At the Village and County levels, Social Consultative Conference representatives are popularly elected; each voter can list as many names as there are seats in the district, generally 3-5. Candidates are nominated by the general population if they can gather twenty signatures, but they must be approved by the local Electoral Commission to approve on the ballot, a process which screens out potential "troublemakers."
After elections are over, village SCCs convene once a month, and county SCCs convene four times a year. At these levels, there are no formal requirements on class background, though Electoral Commissions may adjust the screening process to ensure an adequate distribution of class voices. Village and County Consultative Conference meetings sometimes discuss labor and economic issues, especially during development initiatives or periods of labor unrest, but for the most part agenda-setting stresses issues of interest to the whole community.

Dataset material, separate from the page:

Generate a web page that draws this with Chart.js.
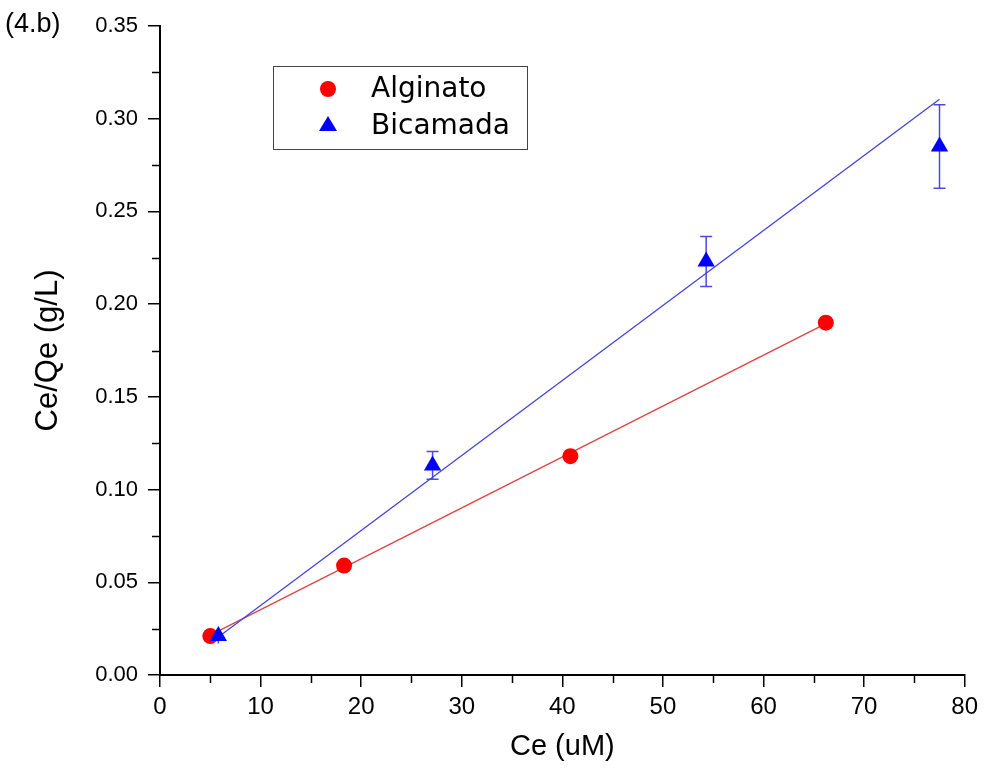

At the Prefectural and Provincial levels, most representatives are indirectly elected by the Consultative Conferences at the next level down. Seats may also be reserved for representatives of local trade-union branches or "prominent cultural persons." These conferences set more stringent guidelines on class representation, with loose quotas for each occupation group. Meeting once a year (twice a year in some Metropolitan Cities), they discuss proposals submitted by Village and County governments, and pass on reports to the next level up.
The schedules of these different conferences are timed to allow recommendation documents to more easily flow upward: the NSCC convenes in early November, Prefectural and Provincial SCCs in late October, and County SCCs in September, with each discussing selected documents from the earlier level. This delay is also necessary because all representatives selected through indirect election concurrently sit on lower-level conferences. The only exception are village SCCs, which meet year-round every month and can convene on an emergency basis.
Role
In spite of the NSCC's limited formal power, recent scholarship has identified it as an important institution of "consultative authoritarianism." The bottom-up structure of the SCC system and the requirement of concurrent seats for representatives enable a steady upward flow of information on the public's policy preferences, which are then passed on to national officials with actual policymaking power. In this sense, it serves as an important feedback mechanism, allowing the government to adjust non-critical policies in ways that maximize popular support and monitor the implementation of central policy initiatives.
Additionally, the corporatist structure of the NSCC co-opts emerging economic elites by giving them a disproportionately large voice in the system, while also maintaining a protected voice for the lower classes. While local conferences sometimes generate heated arguments over labor rights, national and provincial conferences are carefully regulated to present an image of inter-class harmony, while still alerting government officials to cases of labor unrest and possible solutions.
Nevertheless, the NSCC and its local counterparts cannot be considered democratic institutions, as the selection of representatives and the setting of the agenda are overseen by Socialist Party organs. Most SCC debates deal with "everyday" issues such as law enforcement, environmental protection, and development projects; "critical" issues such as freedom of speech and multi-party competition are seldom discussed in Village and County conferences, and almost never passed all the way up to the national level. The SCCs also lack the ability to pass laws, giving unelected Party and Government officials full discretion over how, and whether, their non-binding resolutions should be implemented. In this sense, at most they represent a form of "bounded representation," designed to support the regime's popularity without substantively changing its authoritarian nature.